The future could be subscription revenue models, it could be license revenue models. You know it could be ones that focus on the datacenter, the ones that focus on devices. We’re not tethered to one business model versus the other. The key for us is to see an expansion of our software and their hardware or our software and their services because it has a customer proposition. The key question when we do something joint is what revenue growth does it hold for us. Can our best product articulate it?
How is the public cloud adoption in India shaping up ?

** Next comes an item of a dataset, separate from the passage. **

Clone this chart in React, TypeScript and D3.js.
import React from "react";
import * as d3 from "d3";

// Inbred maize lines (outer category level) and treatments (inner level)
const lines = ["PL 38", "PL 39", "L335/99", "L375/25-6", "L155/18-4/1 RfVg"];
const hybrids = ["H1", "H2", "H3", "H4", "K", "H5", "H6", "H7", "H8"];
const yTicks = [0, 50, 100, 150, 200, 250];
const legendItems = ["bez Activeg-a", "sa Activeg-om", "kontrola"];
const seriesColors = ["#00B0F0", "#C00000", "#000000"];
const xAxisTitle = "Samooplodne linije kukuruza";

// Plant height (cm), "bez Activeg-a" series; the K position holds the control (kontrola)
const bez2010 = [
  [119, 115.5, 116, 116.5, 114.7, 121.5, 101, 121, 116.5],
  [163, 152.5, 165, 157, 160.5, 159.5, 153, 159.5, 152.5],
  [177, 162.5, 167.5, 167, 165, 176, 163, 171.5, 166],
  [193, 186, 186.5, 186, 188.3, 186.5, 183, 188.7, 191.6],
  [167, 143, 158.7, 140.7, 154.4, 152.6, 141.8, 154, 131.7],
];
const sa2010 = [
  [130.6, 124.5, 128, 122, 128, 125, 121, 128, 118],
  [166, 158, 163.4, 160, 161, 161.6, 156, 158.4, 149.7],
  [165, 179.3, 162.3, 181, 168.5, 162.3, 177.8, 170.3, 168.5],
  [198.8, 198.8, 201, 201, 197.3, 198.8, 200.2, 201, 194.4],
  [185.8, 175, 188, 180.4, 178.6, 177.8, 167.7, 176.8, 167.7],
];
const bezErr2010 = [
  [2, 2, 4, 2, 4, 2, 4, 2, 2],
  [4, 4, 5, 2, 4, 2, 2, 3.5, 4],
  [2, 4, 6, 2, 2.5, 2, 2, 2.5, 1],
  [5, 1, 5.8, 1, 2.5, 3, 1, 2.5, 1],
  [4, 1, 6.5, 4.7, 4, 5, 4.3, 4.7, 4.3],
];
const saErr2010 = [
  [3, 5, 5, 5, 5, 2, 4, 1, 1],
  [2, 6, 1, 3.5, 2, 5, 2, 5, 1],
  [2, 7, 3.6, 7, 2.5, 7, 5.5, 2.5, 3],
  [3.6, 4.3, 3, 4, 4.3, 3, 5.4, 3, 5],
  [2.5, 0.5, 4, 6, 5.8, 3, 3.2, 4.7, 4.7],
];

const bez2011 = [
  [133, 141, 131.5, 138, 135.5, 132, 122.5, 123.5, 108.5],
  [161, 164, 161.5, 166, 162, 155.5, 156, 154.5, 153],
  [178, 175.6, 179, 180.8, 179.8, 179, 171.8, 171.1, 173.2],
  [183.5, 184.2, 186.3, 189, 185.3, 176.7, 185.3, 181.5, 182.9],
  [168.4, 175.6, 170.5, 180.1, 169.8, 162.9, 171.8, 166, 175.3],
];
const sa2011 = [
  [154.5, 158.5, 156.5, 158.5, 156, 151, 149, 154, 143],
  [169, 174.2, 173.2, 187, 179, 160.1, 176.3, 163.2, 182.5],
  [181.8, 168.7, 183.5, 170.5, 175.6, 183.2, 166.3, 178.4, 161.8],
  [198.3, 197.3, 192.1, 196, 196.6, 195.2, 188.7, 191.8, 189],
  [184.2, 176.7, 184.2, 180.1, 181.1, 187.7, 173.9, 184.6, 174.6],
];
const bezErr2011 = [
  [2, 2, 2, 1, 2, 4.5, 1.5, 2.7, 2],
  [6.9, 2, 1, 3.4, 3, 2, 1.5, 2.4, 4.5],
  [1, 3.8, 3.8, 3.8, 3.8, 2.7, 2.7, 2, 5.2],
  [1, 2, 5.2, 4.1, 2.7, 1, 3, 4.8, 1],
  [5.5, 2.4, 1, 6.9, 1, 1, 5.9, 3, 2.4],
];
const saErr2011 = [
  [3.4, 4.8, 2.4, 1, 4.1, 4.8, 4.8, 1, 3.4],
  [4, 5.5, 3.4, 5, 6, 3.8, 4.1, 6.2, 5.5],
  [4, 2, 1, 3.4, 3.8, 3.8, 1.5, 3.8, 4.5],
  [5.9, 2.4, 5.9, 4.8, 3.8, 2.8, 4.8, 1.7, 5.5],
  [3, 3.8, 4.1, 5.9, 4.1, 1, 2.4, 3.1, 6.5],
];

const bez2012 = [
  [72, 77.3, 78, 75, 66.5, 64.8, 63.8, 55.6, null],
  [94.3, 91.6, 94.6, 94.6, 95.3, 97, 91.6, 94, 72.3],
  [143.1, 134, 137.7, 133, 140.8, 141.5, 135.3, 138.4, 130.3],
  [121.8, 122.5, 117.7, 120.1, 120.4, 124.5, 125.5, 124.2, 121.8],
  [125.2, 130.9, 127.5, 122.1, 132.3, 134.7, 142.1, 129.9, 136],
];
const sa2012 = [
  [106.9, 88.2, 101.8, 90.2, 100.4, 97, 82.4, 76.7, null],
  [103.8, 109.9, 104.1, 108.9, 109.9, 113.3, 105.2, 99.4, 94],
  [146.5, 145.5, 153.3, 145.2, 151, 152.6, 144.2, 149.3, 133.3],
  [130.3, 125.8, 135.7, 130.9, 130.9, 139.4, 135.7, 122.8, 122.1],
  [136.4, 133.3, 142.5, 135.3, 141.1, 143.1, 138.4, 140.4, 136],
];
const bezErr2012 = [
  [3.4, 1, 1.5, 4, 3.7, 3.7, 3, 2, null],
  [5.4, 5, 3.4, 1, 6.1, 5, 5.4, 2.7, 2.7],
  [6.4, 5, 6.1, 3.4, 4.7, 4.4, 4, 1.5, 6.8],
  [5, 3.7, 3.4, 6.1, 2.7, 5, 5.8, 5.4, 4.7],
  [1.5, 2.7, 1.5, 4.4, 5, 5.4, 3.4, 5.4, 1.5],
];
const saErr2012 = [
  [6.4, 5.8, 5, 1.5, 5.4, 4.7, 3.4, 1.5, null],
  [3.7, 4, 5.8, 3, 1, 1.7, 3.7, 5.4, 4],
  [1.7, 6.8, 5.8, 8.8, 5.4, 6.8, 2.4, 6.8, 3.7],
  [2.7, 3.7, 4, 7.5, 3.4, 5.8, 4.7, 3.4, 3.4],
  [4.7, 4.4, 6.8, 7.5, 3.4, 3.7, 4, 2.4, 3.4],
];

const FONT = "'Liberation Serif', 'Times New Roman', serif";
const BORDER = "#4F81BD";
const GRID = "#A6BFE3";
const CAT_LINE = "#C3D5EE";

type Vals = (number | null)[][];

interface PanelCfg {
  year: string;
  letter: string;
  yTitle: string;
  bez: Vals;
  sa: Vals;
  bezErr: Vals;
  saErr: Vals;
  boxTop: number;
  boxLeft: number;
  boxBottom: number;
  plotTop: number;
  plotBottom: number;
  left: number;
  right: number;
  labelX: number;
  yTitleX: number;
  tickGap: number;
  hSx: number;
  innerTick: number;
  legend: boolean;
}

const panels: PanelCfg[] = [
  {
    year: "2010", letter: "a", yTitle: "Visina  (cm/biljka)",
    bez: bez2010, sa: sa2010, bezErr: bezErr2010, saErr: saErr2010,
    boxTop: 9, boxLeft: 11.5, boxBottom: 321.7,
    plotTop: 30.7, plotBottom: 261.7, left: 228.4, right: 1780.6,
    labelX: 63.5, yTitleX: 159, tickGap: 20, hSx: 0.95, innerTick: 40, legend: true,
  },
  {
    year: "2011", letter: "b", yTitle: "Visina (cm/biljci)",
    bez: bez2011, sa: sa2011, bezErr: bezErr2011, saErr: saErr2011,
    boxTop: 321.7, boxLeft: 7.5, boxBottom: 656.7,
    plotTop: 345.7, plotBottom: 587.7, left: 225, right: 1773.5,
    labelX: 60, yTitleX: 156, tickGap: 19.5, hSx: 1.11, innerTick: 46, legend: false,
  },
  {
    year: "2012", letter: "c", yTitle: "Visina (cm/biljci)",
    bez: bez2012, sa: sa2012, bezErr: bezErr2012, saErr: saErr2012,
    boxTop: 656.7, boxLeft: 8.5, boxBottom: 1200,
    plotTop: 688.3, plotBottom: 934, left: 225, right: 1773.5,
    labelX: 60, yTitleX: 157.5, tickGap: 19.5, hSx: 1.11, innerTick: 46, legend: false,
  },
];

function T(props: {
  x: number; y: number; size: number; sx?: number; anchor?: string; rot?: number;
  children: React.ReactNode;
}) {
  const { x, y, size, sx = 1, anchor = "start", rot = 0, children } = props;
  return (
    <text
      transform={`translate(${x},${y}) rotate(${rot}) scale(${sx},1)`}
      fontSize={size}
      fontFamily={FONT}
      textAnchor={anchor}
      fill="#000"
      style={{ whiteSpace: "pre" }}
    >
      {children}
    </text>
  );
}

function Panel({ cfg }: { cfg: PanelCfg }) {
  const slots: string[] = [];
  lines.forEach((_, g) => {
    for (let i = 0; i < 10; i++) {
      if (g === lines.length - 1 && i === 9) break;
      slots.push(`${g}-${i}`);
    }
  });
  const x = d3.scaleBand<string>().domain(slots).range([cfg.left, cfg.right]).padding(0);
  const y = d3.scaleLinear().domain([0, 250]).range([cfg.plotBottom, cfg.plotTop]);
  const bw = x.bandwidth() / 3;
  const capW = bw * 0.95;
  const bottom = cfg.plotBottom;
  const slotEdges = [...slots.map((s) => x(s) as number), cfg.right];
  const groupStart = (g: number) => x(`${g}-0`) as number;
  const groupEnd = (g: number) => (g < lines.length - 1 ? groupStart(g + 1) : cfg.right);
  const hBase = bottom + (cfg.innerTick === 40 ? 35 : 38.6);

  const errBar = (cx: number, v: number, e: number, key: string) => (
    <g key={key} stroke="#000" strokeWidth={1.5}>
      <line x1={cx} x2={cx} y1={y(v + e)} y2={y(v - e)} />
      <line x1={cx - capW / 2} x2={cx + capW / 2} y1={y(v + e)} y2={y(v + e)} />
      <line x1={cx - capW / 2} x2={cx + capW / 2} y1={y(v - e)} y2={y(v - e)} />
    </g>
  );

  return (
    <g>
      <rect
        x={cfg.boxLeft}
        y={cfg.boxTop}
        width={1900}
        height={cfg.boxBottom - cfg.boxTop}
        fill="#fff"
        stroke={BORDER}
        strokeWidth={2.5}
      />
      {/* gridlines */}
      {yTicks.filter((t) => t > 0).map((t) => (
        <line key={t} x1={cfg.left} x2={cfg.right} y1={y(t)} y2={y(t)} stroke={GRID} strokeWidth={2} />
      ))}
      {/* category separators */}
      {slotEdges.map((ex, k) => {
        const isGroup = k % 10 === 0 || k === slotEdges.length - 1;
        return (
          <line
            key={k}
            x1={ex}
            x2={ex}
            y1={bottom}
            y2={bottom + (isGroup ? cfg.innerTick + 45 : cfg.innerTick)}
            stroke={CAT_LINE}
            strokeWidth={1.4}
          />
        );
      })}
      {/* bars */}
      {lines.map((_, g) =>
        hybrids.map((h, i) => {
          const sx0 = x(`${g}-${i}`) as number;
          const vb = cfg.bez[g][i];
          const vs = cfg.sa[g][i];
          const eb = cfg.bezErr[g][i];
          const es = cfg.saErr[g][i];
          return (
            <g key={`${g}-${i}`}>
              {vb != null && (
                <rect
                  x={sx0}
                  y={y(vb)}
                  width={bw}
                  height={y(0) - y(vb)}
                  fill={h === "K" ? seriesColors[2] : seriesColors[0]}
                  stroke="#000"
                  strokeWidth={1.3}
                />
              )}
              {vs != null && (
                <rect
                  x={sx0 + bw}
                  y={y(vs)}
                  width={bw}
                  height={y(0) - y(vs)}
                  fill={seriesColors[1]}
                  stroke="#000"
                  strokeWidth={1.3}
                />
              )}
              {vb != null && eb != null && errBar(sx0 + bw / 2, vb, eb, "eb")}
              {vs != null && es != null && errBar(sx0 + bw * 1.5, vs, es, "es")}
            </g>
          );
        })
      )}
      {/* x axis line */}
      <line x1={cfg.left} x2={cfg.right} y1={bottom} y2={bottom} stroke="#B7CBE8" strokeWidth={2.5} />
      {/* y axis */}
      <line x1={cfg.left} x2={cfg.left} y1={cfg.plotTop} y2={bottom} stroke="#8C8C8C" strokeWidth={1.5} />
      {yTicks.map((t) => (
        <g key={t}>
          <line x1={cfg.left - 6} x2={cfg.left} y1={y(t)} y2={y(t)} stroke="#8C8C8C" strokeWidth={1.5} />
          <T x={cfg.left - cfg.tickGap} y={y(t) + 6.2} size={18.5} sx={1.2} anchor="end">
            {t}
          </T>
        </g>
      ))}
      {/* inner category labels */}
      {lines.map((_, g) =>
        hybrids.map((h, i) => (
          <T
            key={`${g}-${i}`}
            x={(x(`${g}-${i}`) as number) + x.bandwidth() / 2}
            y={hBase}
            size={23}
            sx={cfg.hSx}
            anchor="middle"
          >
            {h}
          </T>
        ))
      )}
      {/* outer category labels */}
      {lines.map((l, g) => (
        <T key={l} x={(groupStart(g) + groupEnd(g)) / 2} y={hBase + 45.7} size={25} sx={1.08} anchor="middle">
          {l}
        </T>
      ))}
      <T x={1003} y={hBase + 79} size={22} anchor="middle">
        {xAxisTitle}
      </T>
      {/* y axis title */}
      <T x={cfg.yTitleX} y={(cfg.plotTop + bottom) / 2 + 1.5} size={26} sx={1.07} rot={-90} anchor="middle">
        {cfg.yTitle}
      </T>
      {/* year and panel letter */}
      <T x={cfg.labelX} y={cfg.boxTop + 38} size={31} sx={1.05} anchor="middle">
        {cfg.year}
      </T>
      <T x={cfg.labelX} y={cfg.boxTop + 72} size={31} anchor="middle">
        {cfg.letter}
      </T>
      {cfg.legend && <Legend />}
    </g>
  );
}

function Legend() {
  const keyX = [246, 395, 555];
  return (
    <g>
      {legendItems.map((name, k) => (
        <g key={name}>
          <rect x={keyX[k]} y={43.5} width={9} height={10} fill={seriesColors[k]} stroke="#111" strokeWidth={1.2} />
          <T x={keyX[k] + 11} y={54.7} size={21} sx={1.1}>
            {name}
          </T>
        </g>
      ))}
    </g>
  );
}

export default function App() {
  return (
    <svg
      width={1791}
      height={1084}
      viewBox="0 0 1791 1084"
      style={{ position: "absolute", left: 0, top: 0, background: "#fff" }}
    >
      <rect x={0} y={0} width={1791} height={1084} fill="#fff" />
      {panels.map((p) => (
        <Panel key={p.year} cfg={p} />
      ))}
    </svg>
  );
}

India is still fairly early if you think about it, and many of the customers are more in the frame of modernizing their data centres. Depending on where our customers are, the IT initiatives are typically run either on modernizing their data centres or integrating public clouds into their infrastructure. Very few of the customers are purely public cloud. Almost all the customers are on on-premise and are moving to the cloud at various stages. They care about providing a great mobile experience for the users and for their customers. Transforming networking and security is a very big trouble there. In India mostly what we see is people are still focused on the modernization aspect because the penetration of virtualization is still relatively low. Some of the large government owned companies, public sector companies that I have talked to are still not fully virtualized. So many of them are undergoing this significant modernization projects as a part of this digital transformation. For example, we are working with a fairly big bank in India on a very substantial project to transform thousands of their branches and modernize their entire banking experience. This includes developing new applications, their running virtual desktop infrastructure, so from a branch you run virtual desktop, in the branch you access everything stored everything centrally in the data centre and secure it. That’s a fairly big transformation project. There is no public cloud adoption yet. So that’s what I see mostly in India but over time public cloud services are going to be rapid. If you are a start-up and you are starting something probably you will be mostly using pubic cloud as a first time trying to do something on on-premise. So different companies are at different stages in terms of their public cloud adoption.
What are some of the other opportunities that you see in India?
The other opportunity in India is you have a number of system outsources and system integrators. Also, while customers may not be modernizing their data centres, they are working with VMware cloud provider partners in terms of having them run the infrastructure on On-premises or even run it inside their data sectors. For example, one of our SI partners has a template on how to build an offshore delivery centre using VMware technology. So if a company X goes to them and says they need an offshore delivery centre, they share the template. We have a lot of third party providers that actually use our stack and solutions to deploy and manage services for enterprises and customers. That portion of it is very common.